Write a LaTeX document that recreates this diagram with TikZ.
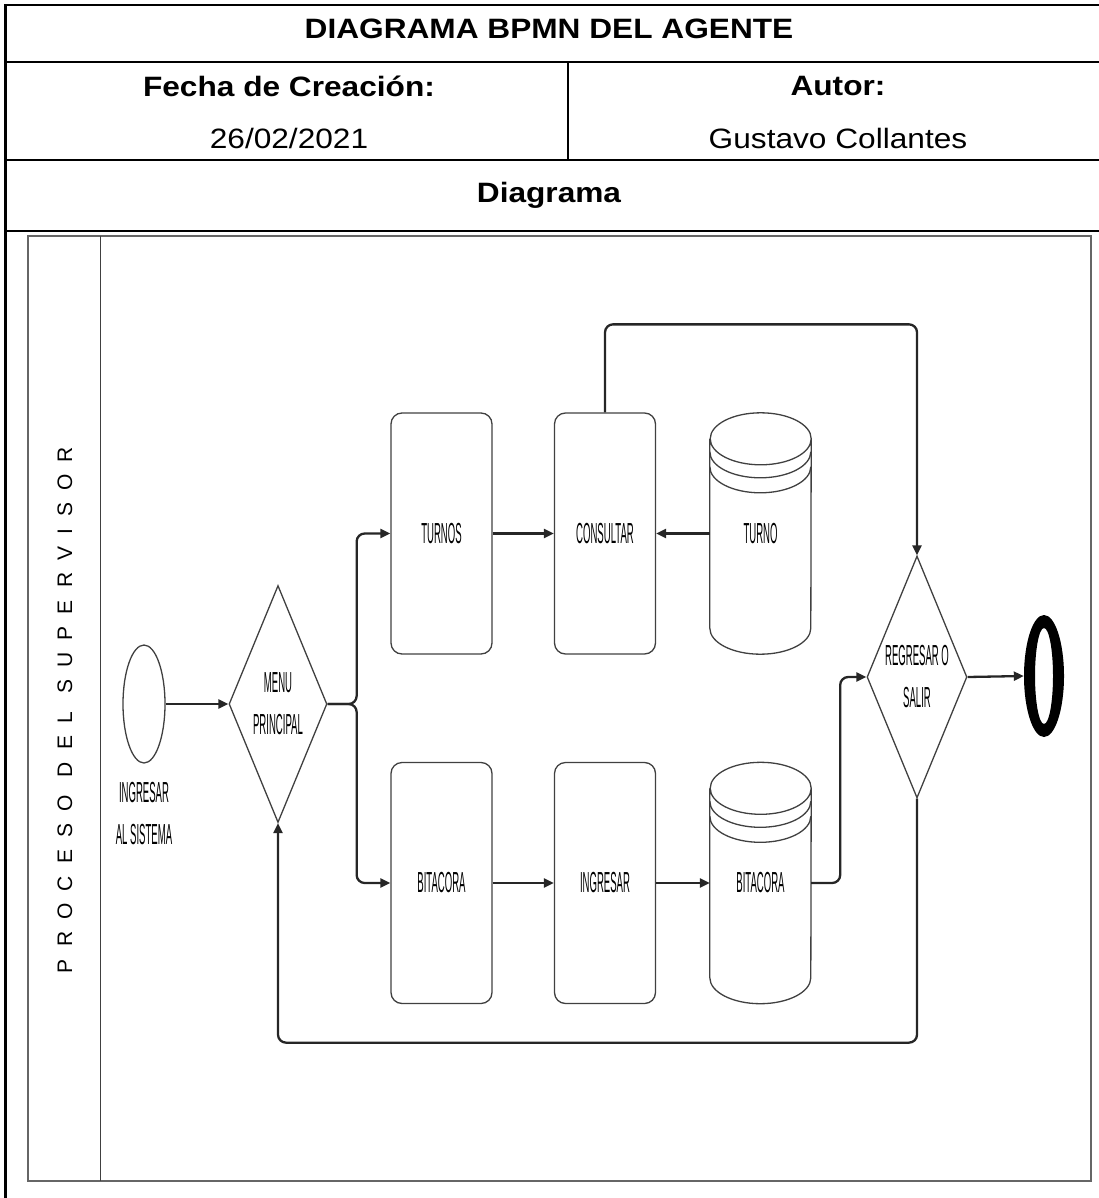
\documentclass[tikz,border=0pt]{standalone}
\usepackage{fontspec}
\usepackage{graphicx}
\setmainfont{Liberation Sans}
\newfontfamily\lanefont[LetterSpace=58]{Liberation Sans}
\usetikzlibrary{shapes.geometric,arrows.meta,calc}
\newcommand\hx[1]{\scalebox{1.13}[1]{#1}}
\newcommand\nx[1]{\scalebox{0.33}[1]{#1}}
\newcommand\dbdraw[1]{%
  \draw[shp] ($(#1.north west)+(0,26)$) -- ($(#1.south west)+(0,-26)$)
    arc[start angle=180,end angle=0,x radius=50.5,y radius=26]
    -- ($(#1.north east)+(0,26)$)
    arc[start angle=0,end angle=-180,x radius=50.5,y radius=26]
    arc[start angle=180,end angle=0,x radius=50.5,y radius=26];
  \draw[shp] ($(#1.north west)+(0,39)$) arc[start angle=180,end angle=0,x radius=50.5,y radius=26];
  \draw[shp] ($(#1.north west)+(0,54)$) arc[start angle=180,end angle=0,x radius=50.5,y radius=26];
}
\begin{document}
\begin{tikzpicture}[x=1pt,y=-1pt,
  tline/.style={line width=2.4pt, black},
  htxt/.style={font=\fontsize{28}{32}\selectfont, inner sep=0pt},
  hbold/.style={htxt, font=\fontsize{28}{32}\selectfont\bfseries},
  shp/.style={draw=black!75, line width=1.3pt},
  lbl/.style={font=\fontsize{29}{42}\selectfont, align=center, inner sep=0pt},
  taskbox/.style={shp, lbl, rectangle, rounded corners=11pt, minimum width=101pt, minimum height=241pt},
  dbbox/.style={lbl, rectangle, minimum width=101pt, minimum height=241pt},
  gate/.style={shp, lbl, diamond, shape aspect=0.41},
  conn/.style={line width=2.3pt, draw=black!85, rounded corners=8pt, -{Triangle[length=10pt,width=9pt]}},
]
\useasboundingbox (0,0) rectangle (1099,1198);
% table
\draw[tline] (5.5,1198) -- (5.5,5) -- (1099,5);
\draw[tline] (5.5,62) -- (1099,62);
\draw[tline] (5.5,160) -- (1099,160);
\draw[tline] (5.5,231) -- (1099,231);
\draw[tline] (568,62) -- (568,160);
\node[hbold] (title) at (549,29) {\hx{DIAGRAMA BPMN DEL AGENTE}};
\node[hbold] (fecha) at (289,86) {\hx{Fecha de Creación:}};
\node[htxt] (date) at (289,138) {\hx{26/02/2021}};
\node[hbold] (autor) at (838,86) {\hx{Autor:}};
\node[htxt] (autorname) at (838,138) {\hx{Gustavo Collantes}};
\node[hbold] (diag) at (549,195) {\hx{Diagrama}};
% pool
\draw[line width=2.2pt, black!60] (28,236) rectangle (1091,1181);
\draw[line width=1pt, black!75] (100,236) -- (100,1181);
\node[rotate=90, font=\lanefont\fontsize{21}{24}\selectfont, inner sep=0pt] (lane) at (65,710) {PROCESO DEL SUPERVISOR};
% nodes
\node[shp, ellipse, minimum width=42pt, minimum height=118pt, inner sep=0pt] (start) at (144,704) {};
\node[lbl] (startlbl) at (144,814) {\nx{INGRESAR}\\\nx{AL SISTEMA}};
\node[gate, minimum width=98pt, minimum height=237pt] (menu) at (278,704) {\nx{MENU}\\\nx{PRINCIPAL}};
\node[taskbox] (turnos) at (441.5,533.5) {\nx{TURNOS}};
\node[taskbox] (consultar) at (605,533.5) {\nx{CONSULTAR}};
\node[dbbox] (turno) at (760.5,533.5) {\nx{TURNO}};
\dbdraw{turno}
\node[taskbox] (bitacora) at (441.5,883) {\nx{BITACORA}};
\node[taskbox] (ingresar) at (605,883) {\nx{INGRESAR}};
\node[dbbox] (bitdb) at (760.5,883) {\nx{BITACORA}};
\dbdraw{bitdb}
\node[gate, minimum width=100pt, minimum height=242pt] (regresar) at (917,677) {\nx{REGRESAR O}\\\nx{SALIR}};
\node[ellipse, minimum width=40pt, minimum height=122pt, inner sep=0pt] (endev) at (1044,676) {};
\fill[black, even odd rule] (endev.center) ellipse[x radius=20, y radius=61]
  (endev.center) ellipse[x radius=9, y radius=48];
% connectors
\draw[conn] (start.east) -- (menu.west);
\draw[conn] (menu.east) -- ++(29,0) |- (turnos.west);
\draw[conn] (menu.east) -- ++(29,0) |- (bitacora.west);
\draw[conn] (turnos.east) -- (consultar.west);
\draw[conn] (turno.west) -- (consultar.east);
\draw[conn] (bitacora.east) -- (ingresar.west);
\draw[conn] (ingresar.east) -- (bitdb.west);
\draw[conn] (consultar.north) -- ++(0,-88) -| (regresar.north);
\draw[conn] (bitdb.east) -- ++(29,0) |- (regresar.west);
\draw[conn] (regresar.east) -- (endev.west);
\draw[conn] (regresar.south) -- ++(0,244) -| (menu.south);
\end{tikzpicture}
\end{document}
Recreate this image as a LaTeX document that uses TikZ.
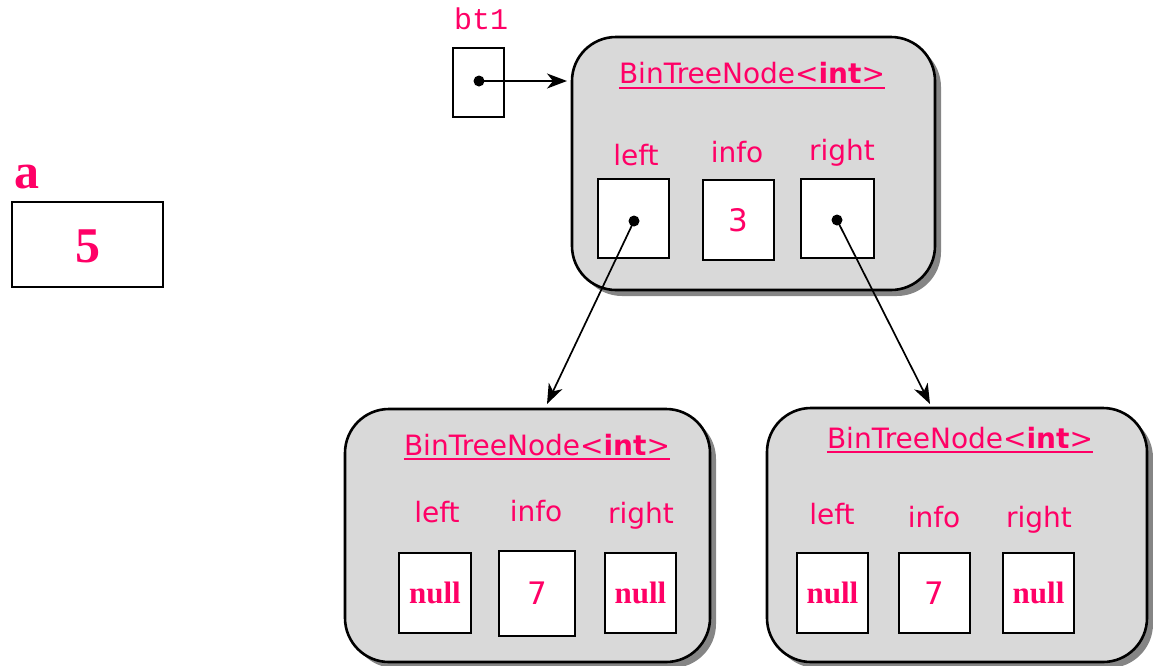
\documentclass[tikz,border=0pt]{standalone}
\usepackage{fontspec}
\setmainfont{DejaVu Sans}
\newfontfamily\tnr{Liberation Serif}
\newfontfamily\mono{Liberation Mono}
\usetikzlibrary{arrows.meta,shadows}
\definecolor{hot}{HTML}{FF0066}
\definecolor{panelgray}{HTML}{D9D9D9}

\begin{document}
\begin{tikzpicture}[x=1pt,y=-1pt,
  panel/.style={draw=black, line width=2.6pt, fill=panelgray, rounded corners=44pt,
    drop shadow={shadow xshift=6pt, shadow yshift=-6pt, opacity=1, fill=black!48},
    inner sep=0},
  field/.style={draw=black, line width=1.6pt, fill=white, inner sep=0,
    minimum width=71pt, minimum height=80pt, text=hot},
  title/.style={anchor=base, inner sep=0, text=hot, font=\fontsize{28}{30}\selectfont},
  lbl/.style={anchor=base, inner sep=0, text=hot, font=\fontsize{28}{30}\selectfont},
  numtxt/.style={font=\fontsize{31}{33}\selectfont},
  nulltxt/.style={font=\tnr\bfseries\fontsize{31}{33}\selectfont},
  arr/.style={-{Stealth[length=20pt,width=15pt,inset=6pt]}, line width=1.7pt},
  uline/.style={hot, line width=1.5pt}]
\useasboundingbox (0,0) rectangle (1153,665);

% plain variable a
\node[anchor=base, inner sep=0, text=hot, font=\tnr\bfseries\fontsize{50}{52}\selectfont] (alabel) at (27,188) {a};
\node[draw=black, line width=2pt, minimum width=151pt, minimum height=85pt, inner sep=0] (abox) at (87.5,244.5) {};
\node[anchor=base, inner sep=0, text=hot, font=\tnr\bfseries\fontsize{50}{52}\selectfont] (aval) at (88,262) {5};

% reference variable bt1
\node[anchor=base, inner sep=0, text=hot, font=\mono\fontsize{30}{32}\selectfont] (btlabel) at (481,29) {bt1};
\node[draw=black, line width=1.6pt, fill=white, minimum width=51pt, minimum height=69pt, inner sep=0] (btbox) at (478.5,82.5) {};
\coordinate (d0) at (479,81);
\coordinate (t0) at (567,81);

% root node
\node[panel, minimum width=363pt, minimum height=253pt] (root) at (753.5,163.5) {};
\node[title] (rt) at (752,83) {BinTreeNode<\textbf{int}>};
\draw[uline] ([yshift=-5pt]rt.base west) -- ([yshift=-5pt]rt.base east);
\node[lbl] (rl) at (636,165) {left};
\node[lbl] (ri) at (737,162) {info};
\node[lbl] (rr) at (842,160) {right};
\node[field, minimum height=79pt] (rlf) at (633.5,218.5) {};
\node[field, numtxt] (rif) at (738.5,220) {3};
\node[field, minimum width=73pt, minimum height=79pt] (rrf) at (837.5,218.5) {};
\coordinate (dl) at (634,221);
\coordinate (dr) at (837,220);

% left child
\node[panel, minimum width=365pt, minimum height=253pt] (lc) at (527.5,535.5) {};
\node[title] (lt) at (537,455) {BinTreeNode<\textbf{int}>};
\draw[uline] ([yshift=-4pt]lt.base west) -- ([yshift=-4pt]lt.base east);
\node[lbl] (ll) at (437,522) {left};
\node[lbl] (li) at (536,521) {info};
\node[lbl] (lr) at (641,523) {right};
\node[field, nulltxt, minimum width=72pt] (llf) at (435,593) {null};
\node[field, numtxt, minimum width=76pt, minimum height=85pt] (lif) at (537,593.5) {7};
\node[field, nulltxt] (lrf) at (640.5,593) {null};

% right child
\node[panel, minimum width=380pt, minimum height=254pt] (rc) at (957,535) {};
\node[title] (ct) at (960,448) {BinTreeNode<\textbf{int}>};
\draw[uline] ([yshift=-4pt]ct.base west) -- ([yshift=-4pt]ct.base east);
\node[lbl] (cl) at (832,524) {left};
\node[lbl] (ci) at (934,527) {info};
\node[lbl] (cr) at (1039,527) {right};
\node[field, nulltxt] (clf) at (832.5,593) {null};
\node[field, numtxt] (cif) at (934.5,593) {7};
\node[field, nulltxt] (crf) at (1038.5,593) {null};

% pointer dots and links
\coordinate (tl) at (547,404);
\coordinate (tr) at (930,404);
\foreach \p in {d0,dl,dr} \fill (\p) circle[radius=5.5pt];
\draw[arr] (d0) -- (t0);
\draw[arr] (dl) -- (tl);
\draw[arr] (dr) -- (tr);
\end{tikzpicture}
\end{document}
○ ○ ○ ○
▶ _TASK BRIEF_: Check each line above for the word "this" and say how many have it, with nothing else.

▶ _TASK OUTPUT_: 2